Humbert de Liedekerke Beaufort, Managing Partner at One Peak, commented:
“Tackling climate change is the most significant issue facing the planet today. We are proud to support Deepki as it helps the real estate sector understand and take steps to cut its carbon emissions, thanks to its market-leading and innovative solutions.”
Jean Tardy-Joubert, Partner at Highland Europe, said:
“What gets measured, gets managed and this is key to reducing emissions from the real estate sector, which currently is responsible for 40% of the Earth’s carbon emissions. Deepki provides a way for building owners, managers and tenants to measure and therefore neutralize the carbon impact of their assets. For one of the world’s oldest and most important industries, Deepki is providing an important first step on the journey to achieving real estate’s Net Zero goals.”
Caroline Lebel, Investment Director at Bpifrance Large Venture fund, added:
“We are pleased to support Deepki in its next phase of growth. In a short time, the business has established a market-leading position and is ready to take its ESG expertise to new markets such as the US.”
Alice Albizzati, Founding Partner at Revaia (formerly Gaia Capital Partners), added:
“We were impressed by Deepki’s visionary team, who have managed to create a global leader in a deep, rapidly growing and much in-need market.”
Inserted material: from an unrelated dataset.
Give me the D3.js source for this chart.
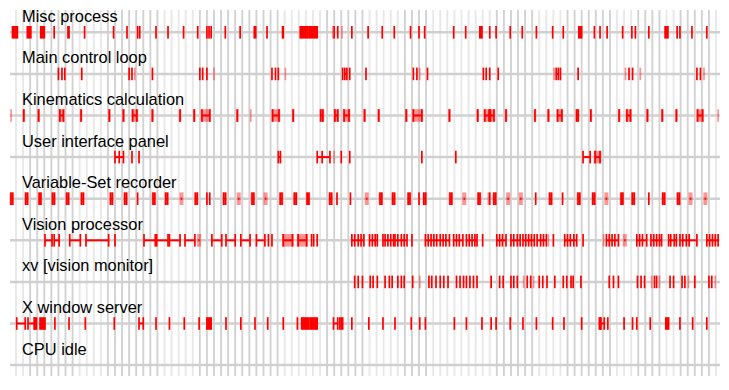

Valère Rames, Partner at Hi Inov, added:
“Deepki manages to do something very few SaaS firms are capable of: growing – growing rapidly – and in a remarkable way. Deepki plays a vital part in helping real estate asset managers and owners understand what they need to do to improve their environmental performance and protect their value. We are convinced that Deepki’s innovative platform will establish itself as a key enabler in meeting the global ESG challenge.”
Stefan Hülsen, Managing Director at Statkraft Ventures, said:
“Deepki is ahead of the competition and has everything required to remain the global leader, as businesses do their part to tackle climate change. We are pleased to continue to support its growth as a global player.”